5. Nathan is attracted by Ira’s early orphaning, by his social and familial unrootedness, largely because he himself is so very rooted in his own family and culture. What effect does a father, or the lack of a father, have on a young man’s life? What purpose do surrogate fathers serve? Is Nathan correct to define manhood as "the orphanhood that is total" [p. 217]?

6. "As a Communist," says Murray, "[Ira] should be irritated by her from the first second. So what explains this marriage with her and not with a comrade?" [p. 82]. What does explain it? Does the fact that Ira sees Eve as a "challenge" [p. 83] provide reason enough, or is the situation more complex than that?

7. Is Sylphid presented as a villain, or as someone to be pitied? How much sympathy do you have for her? How much sympathy do Nathan and Murray have for her? Who is most to blame in the self-destructive mother-daughter relationship, Eve or Sylphid, and how has Eve contributed to making Sylphid what she is? In what ways are mother and daughter similar?

8. Ira presents himself as a searingly honest man, and seems actually to believe that this is so. Yet he consistently lies about the two vital facts of his life: that he is a Communist, and that he is a murderer. Does your knowledge of these lies imply, to you, that he is dishonest about other things? That he is in fact dishonest by nature?

9. Several characters give blistering summaries of Ira as they perceive him. Katrina van Tassel calls him "an ignorant man, and a naive man, and a rude man, a bullying, simple-minded, arrogant man" [p. 149]; his former friend Goldstine says "Mankind at its stupidest doesn’t come any stupider. I’ve always been scared of you. You’re a wild man" [p. 97]; Johnny O’Day says "He wasn’t a revolutionary, he wasn’t a Lincoln, he wasn’t anything. He wasn’t a man" [p. 288]. Are these characterizations correct? Or are they too ruthless in their assessments? What valuable qualities does Ira possess, if any? Is he in fact, as Murray believes, "by and large," "virtuous" [p. 181]?

10. How did Ira’s childhood experiences turn him toward violence and murder? How, afterward, did his murder of Strollo shape the rest of his life? Murray says that Ira’s "whole life had been looking for a way not to kill somebody" [p. 292]. Into what other arenas does Ira deflect his violent impulses? At what times is his violent nature most in evidence?

11. Do you agree with Nathan that both Ira and Murray are "historical casualties" [p. 318]? What does he mean by that term? How might their lives have unfolded if they had lived in more peaceful times?

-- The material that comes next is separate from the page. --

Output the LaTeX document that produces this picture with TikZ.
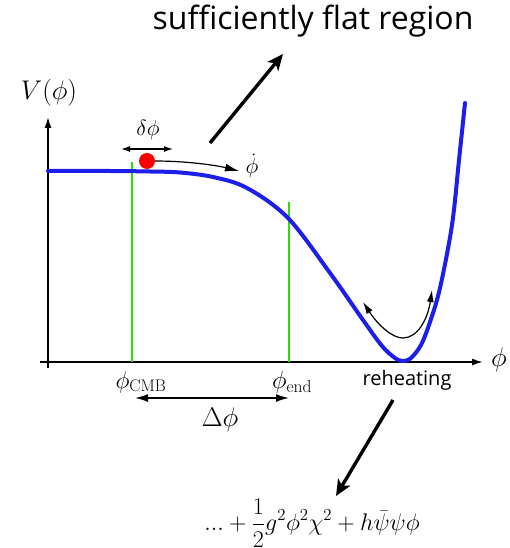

12. "I believe I have made the least harmful choice," Nathan says about his chosen way of life [p. 71]. Harmful to what, and to whom? Are there any clues in I Married a Communist, or in Roth’s other novels, to indicate why Nathan lives in such a monastic fashion?

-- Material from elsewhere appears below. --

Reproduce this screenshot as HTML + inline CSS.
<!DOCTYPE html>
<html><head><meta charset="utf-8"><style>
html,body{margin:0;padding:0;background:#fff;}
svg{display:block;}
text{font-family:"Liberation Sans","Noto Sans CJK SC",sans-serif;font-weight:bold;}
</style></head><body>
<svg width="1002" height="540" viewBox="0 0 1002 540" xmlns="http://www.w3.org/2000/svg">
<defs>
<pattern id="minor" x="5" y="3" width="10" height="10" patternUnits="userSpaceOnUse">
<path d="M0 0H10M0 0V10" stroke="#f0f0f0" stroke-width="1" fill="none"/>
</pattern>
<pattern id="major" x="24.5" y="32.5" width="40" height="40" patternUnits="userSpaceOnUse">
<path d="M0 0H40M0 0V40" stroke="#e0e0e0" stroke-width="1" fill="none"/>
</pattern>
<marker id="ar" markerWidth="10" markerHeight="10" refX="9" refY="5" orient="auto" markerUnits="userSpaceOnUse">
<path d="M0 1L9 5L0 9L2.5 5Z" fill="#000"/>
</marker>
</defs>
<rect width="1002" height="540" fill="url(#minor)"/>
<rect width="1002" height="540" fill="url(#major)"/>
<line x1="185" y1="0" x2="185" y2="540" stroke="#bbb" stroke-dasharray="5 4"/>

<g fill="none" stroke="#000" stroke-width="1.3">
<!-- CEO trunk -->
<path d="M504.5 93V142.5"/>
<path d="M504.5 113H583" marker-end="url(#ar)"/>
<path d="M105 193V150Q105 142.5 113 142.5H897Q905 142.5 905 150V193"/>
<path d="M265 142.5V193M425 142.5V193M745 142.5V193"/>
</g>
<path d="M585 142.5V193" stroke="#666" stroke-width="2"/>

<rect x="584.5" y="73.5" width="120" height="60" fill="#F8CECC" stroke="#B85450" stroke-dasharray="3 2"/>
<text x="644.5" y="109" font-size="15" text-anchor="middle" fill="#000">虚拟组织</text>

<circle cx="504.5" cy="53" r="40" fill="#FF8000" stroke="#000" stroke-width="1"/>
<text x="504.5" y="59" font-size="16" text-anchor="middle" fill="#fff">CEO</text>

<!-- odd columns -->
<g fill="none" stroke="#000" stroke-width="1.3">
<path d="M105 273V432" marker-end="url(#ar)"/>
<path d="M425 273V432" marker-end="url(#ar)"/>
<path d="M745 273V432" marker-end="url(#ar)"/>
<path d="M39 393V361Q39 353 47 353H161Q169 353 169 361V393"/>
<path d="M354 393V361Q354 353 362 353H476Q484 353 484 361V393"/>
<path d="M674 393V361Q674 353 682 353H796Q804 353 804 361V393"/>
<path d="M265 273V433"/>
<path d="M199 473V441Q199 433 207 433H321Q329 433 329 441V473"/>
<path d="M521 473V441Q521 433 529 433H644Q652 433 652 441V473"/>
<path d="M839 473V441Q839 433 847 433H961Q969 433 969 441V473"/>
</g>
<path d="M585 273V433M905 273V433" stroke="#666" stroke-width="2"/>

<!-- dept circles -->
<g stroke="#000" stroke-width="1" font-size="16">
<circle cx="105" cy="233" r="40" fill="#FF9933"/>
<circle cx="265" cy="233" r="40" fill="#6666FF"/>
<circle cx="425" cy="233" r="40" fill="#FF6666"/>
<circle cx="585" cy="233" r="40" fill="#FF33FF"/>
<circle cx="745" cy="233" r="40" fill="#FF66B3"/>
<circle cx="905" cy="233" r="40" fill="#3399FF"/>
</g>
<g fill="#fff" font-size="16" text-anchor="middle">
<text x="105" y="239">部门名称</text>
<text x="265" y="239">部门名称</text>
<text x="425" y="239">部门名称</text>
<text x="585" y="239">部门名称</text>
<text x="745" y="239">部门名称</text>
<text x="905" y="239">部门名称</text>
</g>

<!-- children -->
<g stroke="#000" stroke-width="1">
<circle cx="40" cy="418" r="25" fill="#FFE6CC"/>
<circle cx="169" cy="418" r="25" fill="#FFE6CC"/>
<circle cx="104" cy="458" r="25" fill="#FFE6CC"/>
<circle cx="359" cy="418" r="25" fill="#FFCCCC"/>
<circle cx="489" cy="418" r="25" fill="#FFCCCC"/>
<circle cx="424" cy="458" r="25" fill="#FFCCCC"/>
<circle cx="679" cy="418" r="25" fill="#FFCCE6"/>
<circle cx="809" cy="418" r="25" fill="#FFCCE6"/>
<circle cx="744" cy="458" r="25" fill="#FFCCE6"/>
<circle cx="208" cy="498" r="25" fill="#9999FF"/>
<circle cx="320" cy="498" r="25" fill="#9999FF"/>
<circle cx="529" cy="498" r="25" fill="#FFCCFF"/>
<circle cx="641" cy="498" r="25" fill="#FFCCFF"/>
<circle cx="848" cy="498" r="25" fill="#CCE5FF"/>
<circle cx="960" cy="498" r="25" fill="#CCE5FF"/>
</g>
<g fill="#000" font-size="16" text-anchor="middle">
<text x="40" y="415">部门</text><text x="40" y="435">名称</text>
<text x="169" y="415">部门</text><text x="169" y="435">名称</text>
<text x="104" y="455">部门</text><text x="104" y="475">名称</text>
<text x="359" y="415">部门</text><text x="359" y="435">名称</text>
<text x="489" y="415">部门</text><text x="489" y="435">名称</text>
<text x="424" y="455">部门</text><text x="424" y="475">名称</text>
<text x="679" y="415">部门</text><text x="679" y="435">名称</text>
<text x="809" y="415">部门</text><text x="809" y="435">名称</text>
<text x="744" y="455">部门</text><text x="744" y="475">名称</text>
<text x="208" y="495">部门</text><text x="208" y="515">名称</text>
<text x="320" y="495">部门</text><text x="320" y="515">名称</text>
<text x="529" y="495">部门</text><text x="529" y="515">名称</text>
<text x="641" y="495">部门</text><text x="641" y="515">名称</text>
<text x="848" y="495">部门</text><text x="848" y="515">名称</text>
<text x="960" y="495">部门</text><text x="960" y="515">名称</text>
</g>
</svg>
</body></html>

13. Iron RinnIra Ringold was the teenaged Nathan’s hero. What does this imply about our youthful ideas of heroes? Who, if anyone, might be the real hero of this story? Of the historical era?

14. If you have read American Pastoral, the novel that preceded I Married a Communist, how would you compare the two "heroes," Swede Levov and Ira Ringold? Are the two men similar, and if so, in what ways? How innocent is each of them, and how guilty? To what degree are both utopianists, and how realistic are their utopias?

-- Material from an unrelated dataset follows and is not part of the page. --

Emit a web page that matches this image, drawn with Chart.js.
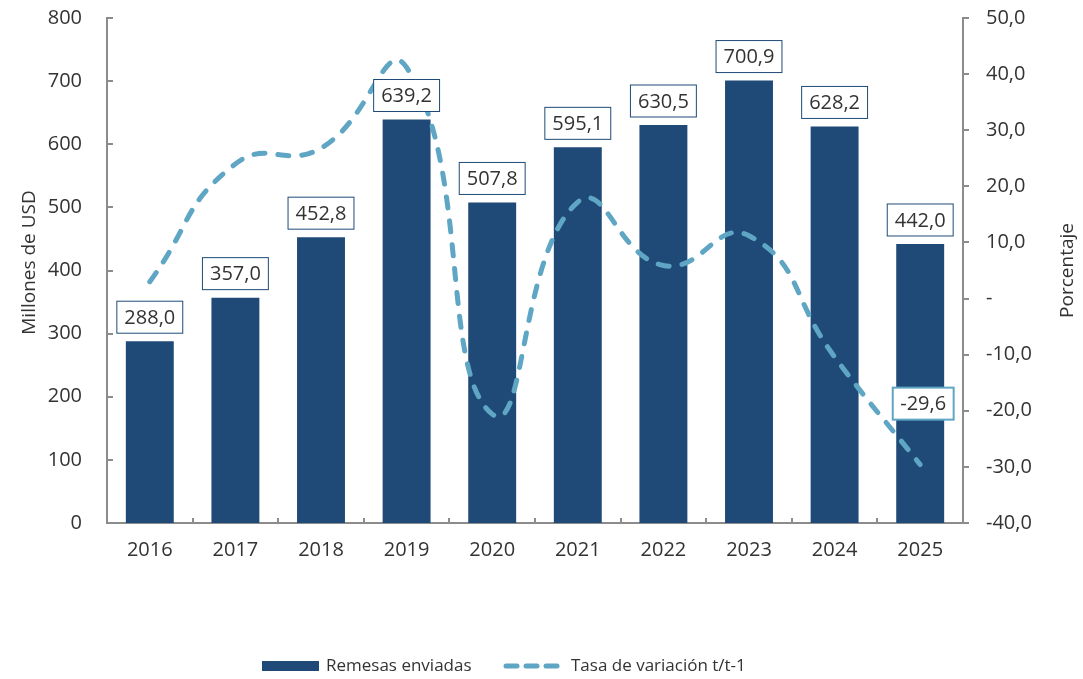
<!DOCTYPE html>
<html>
<head>
<meta charset="utf-8">
<script src="https://cdn.jsdelivr.net/npm/chart.js@4"></script>
<style>
  html, body { margin: 0; padding: 0; background: #fff; }
  #wrap { width: 1083px; height: 679px; position: relative; }
</style>
</head>
<body>
<div id="wrap"><canvas id="chart"></canvas></div>
<script>
// ── DATA ──
const years = ['2016', '2017', '2018', '2019', '2020', '2021', '2022', '2023', '2024', '2025'];
const remesas = [288.0, 357.0, 452.8, 639.2, 507.8, 595.1, 630.5, 700.9, 628.2, 442.0];
const tasa = [3.0, 24.0, 26.8, 41.2, -20.6, 17.2, 5.9, 11.2, -10.4, -29.6];
const leftRange = [0, 800, 100];
const rightRange = [-40, 50, 10];

const BAR = '#1f4a77';
const LINE = '#5fa5c4';
const AXIS = '#8c8c8c';
const TXT = '#333333';
const FAMILY = '"Open Sans", sans-serif';
const NUM_SIZE = 20;
const FONT = NUM_SIZE + 'px ' + FAMILY;

const fmt = v => v.toFixed(1).replace('.', ',');

function drawBox(ctx, text, cx, bottom, color, lw) {
  const w = ctx.measureText(text).width + 15;
  const h = 32;
  ctx.fillStyle = '#fff';
  ctx.fillRect(cx - w / 2, bottom - h, w, h);
  ctx.strokeStyle = color;
  ctx.lineWidth = lw;
  ctx.strokeRect(cx - w / 2, bottom - h, w, h);
  ctx.fillStyle = TXT;
  ctx.textAlign = 'center';
  ctx.textBaseline = 'middle';
  ctx.fillText(text, cx, bottom - h / 2 + 1);
}

// ── LABELS, TICKS, TITLES, LEGEND ──
const extras = {
  id: 'extras',
  afterDatasetsDraw(chart) {
    const ctx = chart.ctx;
    ctx.save();
    ctx.font = FONT;
    chart.getDatasetMeta(0).data.forEach((bar, i) => {
      drawBox(ctx, fmt(remesas[i]), bar.x, bar.y - 8, BAR, 1);
    });
    const pts = chart.getDatasetMeta(1).data;
    const last = pts[pts.length - 1];
    drawBox(ctx, fmt(tasa[tasa.length - 1]), last.x + 3, last.y - 45, LINE, 2);
    ctx.restore();
  },
  afterDraw(chart) {
    const ctx = chart.ctx;
    const {left, right, top, bottom} = chart.chartArea;
    const y = chart.scales.y;
    const x = chart.scales.x;
    ctx.save();
    ctx.strokeStyle = AXIS;
    ctx.lineWidth = 2;
    // inward ticks on the left axis
    y.ticks.forEach(t => {
      const py = Math.round(y.getPixelForValue(t.value));
      ctx.beginPath(); ctx.moveTo(left, py); ctx.lineTo(left + 6, py); ctx.stroke();
    });
    // category boundary ticks on the x axis
    for (let i = 1; i < years.length; i++) {
      const px = Math.round((x.getPixelForValue(i - 1) + x.getPixelForValue(i)) / 2);
      ctx.beginPath(); ctx.moveTo(px, bottom); ctx.lineTo(px, bottom - 5); ctx.stroke();
    }
    // axis titles
    ctx.fillStyle = TXT;
    ctx.font = '19px ' + FAMILY;
    ctx.textAlign = 'center';
    ctx.textBaseline = 'middle';
    const midY = (top + bottom) / 2;
    ctx.save(); ctx.translate(30, midY - 8); ctx.rotate(-Math.PI / 2); ctx.fillText('Millones de USD', 0, 0); ctx.restore();
    ctx.save(); ctx.translate(1068, midY); ctx.rotate(-Math.PI / 2); ctx.fillText('Porcentaje', 0, 0); ctx.restore();
    // legend
    const ly = 666;
    ctx.font = '17px ' + FAMILY;
    ctx.fillStyle = BAR;
    ctx.fillRect(262, ly - 5, 57, 10);
    ctx.fillStyle = TXT;
    ctx.textAlign = 'left';
    ctx.fillText('Remesas enviadas', 326, ly);
    ctx.strokeStyle = LINE;
    ctx.lineWidth = 5;
    ctx.lineCap = 'round';
    [506, 526, 546].forEach(sx => {
      ctx.beginPath(); ctx.moveTo(sx, ly); ctx.lineTo(sx + 11, ly); ctx.stroke();
    });
    ctx.fillText('Tasa de variación t/t-1', 571, ly);
    ctx.restore();
  }
};

const noPad = s => { s.paddingTop = 0; s.paddingBottom = 0; };

new Chart(document.getElementById('chart'), {
  type: 'bar',
  data: {
    labels: years,
    datasets: [
      {
        label: 'Remesas enviadas',
        data: remesas,
        backgroundColor: BAR,
        barPercentage: 0.56,
        categoryPercentage: 1,
        yAxisID: 'y',
        order: 1
      },
      {
        label: 'Tasa de variación t/t-1',
        data: tasa,
        type: 'line',
        borderColor: LINE,
        borderWidth: 5,
        borderDash: [11, 13],
        borderCapStyle: 'round',
        tension: 0.5,
        pointRadius: 0,
        fill: false,
        yAxisID: 'y1',
        order: 0
      }
    ]
  },
  options: {
    responsive: true,
    maintainAspectRatio: false,
    animation: false,
    layout: { padding: { top: 18, left: 0, right: 0, bottom: 0 } },
    plugins: { legend: { display: false }, tooltip: { enabled: false } },
    scales: {
      x: {
        grid: { display: false },
        border: { color: AXIS, width: 2 },
        ticks: { color: TXT, font: { family: FAMILY, size: NUM_SIZE }, padding: 7 },
        afterFit: s => { s.height = 156; }
      },
      y: {
        position: 'left',
        min: leftRange[0], max: leftRange[1],
        grid: { display: false },
        border: { color: AXIS, width: 2 },
        ticks: { stepSize: leftRange[2], color: TXT, font: { family: FAMILY, size: NUM_SIZE }, padding: 17 },
        afterFit: s => { s.width = 107; noPad(s); }
      },
      y1: {
        position: 'right',
        min: rightRange[0], max: rightRange[1],
        grid: { drawOnChartArea: false, drawTicks: true, tickLength: 6, color: AXIS, lineWidth: 2 },
        border: { color: AXIS, width: 2 },
        ticks: {
          stepSize: rightRange[2], color: TXT, font: { family: FAMILY, size: NUM_SIZE }, padding: 17,
          callback: v => v === 0 ? '-' : fmt(v)
        },
        afterFit: s => { s.width = 120; noPad(s); }
      }
    }
  },
  plugins: [extras]
});
</script>
</body>
</html>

15. What does I Married a Communist tell us about ourselves as Americans: about specifically American mores, values, fantasies, and character? In what ways were HUAC and the MacCarthy crisis characteristically American phenomena, possible only in this country?

About this Author

In the 1990s Philip Roth won America’s four major literary awards in succession: the National Book Critics Circle Award for Patrimony (1991), the PEN/Faulkner Award for Operation Shylock (1993), the National Book Award for Sabbath’s Theater (1995), and the Pulitzer
Prize in fiction for American Pastoral (1997). He won the Ambassador Book Award of the English-Speaking Union for I Married a Communist (1998); in the same year he received the National Medal of Arts at the White House. Previously he won the National Book Critics Circle Award for The Counterlife (1986) and the National Book Award for his first book, Goodbye, Columbus (1959). In 2000 he published The Human Stain, concluding a trilogy that depicts the ideological ethos of postwar America. For The Human Stain Roth received his second PEN/Faulkner Award as well as Britain’s W. H. Smith Award for the Best Book of the Year. In 2001 he received the highest award of the American Academy of Arts and Letters, the Gold Medal in Fiction, given every six years “for the entire work of the recipient.” In 2005 The Plot Against America received the Society of American Historians Award for “the outstanding historical novel on an American theme for 2003—2004.” In 2007 Roth received the PEN/Faulkner Award for Everyman.

Suggested Reading

Saul Bellow, Herzog; Joseph Conrad, The Secret Agent; Ford Madox Ford, The Good Soldier; Thomas Hardy, The Mayor of Casterbridge; Lillian Hellman, Pentimento, Scoundrel Time; James T. Farrell, Studs Lonigan; F. Scott Fitzgerald, The Great Gatsby, The Last Tycoon; Graham Greene, The Quiet American; Murray Kempton, Part of Our Time: Some Ruins and Monuments of the Thirties, Rebellions, Perversities, and Main Events; Arthur Koestler, Darkness at Noon, The Invisible Writing; Sinclair Lewis, Babbitt; Norman Mailer, Harlot’s Ghost; George Orwell, Homage to Catalonia; Aleksandr Solzhenitsyn, Lenin in Zurich; Dan Wakefield, New York in the Fifties; Robert Penn Warren, All the King’s Men.